What is required -
Extract, in full, the lines below, beginning at the first and ending with the line that contains "plt.rcParams['font.family'] = ['Roboto', 'DejaVu". Pictures do not belong in the copy.

[A block of data]
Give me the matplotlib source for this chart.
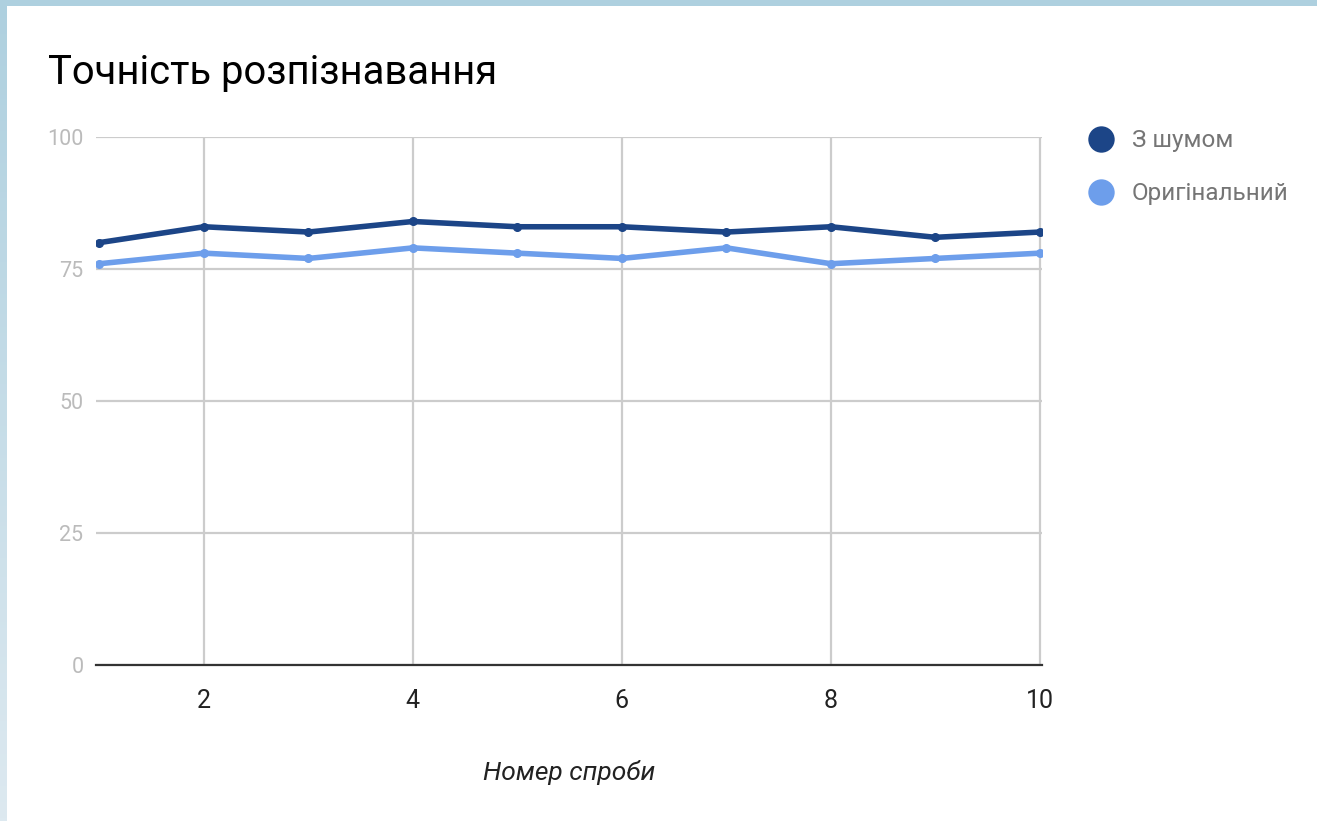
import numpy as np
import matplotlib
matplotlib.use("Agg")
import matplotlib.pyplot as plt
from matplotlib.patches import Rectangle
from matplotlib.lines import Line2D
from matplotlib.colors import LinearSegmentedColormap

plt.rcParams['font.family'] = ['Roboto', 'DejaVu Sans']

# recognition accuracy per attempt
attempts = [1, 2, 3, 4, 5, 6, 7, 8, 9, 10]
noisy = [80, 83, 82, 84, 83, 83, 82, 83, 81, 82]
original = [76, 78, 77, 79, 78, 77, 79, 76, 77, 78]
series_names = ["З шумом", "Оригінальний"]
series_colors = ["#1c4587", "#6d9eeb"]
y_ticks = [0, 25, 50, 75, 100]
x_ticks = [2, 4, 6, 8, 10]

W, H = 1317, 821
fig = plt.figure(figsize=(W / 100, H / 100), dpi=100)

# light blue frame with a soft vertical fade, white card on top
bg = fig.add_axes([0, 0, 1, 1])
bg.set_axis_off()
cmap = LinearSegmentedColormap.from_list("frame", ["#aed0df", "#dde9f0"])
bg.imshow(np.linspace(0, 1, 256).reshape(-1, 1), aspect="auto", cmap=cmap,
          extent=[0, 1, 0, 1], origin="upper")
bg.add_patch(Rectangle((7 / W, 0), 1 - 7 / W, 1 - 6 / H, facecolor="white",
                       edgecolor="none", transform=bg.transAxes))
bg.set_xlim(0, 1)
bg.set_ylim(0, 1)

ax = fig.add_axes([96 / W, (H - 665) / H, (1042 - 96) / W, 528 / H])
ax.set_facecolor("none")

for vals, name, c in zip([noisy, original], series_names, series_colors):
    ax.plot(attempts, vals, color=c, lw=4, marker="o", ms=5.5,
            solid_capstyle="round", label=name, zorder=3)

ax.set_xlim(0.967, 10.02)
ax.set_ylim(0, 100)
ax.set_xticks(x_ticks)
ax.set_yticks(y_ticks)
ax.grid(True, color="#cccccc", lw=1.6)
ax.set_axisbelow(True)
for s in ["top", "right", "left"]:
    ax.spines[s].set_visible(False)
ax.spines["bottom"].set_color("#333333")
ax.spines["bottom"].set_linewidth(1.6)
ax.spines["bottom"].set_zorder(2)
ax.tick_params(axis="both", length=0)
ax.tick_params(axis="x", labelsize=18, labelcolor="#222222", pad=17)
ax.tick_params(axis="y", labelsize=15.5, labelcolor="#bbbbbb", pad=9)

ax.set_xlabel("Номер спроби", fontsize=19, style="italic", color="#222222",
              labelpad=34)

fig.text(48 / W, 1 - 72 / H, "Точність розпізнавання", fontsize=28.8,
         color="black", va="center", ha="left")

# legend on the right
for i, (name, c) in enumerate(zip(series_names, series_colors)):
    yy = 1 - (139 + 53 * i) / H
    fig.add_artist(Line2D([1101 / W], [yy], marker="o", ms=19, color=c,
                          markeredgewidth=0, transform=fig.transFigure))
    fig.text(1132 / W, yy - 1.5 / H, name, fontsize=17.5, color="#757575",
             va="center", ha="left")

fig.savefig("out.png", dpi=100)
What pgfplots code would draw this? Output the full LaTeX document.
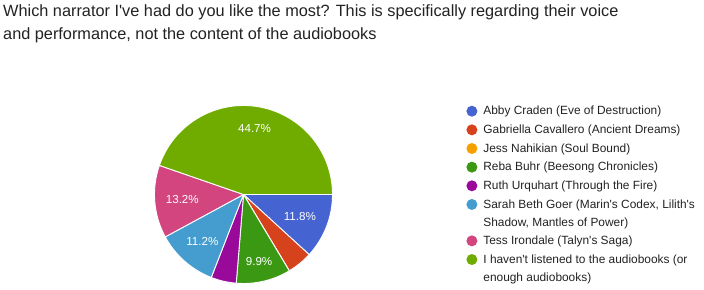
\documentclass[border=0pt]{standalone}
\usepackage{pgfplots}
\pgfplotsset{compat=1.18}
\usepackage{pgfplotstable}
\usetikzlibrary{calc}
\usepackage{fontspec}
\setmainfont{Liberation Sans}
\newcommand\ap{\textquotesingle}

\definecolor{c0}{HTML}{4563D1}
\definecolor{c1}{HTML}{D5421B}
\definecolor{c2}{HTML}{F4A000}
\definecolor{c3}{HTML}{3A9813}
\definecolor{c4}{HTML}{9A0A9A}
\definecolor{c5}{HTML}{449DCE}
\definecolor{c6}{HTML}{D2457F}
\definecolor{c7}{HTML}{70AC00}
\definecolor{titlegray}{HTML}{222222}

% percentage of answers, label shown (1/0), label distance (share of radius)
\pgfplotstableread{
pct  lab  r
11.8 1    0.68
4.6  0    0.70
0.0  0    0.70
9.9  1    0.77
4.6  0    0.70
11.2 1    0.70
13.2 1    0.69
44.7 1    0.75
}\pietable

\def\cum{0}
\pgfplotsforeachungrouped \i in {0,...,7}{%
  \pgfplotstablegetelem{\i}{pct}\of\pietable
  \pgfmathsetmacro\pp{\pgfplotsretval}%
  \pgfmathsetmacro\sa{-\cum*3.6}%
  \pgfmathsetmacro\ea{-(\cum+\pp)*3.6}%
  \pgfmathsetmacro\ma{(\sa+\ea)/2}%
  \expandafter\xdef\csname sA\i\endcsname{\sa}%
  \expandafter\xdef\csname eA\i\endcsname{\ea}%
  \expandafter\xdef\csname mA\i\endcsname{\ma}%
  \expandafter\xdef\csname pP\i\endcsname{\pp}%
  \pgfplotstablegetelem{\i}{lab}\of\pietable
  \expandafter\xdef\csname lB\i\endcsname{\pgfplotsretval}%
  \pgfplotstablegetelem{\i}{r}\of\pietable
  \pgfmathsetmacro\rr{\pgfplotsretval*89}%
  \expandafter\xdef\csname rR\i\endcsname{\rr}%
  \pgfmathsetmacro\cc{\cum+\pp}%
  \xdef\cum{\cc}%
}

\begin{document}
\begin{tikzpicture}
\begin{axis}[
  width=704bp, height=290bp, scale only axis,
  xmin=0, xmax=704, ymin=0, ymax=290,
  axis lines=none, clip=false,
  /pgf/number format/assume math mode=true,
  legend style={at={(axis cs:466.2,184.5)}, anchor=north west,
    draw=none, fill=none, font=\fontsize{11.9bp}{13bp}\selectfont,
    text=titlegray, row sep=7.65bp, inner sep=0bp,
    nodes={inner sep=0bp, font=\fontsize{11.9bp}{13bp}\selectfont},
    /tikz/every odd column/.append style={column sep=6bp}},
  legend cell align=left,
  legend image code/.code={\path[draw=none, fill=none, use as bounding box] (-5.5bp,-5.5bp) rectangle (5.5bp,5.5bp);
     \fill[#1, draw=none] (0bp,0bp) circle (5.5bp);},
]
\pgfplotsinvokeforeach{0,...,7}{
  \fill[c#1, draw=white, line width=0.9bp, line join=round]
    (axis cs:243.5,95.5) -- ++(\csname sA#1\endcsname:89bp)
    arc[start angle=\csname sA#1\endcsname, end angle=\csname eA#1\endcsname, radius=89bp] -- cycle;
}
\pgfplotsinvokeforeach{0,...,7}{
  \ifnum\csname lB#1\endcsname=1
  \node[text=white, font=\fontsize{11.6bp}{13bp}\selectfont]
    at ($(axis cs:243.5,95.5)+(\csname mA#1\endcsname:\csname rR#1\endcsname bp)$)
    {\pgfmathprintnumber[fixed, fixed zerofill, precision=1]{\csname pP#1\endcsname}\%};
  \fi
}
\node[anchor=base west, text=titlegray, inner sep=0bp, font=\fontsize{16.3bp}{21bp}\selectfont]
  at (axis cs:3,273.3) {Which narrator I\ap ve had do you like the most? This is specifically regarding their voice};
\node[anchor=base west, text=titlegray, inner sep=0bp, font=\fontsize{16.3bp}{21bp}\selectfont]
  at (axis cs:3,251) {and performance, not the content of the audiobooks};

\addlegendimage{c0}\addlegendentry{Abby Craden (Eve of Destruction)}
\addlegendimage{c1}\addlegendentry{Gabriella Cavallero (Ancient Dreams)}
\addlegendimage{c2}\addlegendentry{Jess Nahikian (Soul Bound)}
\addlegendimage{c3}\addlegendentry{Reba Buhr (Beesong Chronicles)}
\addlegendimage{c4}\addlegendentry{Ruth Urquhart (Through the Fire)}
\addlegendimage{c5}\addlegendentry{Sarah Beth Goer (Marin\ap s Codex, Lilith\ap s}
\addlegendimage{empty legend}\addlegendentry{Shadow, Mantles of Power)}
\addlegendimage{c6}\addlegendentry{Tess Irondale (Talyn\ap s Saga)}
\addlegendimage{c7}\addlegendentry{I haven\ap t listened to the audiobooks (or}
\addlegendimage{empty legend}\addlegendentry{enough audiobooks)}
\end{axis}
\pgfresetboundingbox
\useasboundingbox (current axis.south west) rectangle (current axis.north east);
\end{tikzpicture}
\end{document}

The answer -
Give me the matplotlib source for this chart.
import numpy as np
import matplotlib
matplotlib.use("Agg")
import matplotlib.pyplot as plt
from matplotlib.patches import Rectangle
from matplotlib.lines import Line2D
from matplotlib.colors import LinearSegmentedColormap

plt.rcParams['font.family'] = ['Roboto', 'DejaVu Sans']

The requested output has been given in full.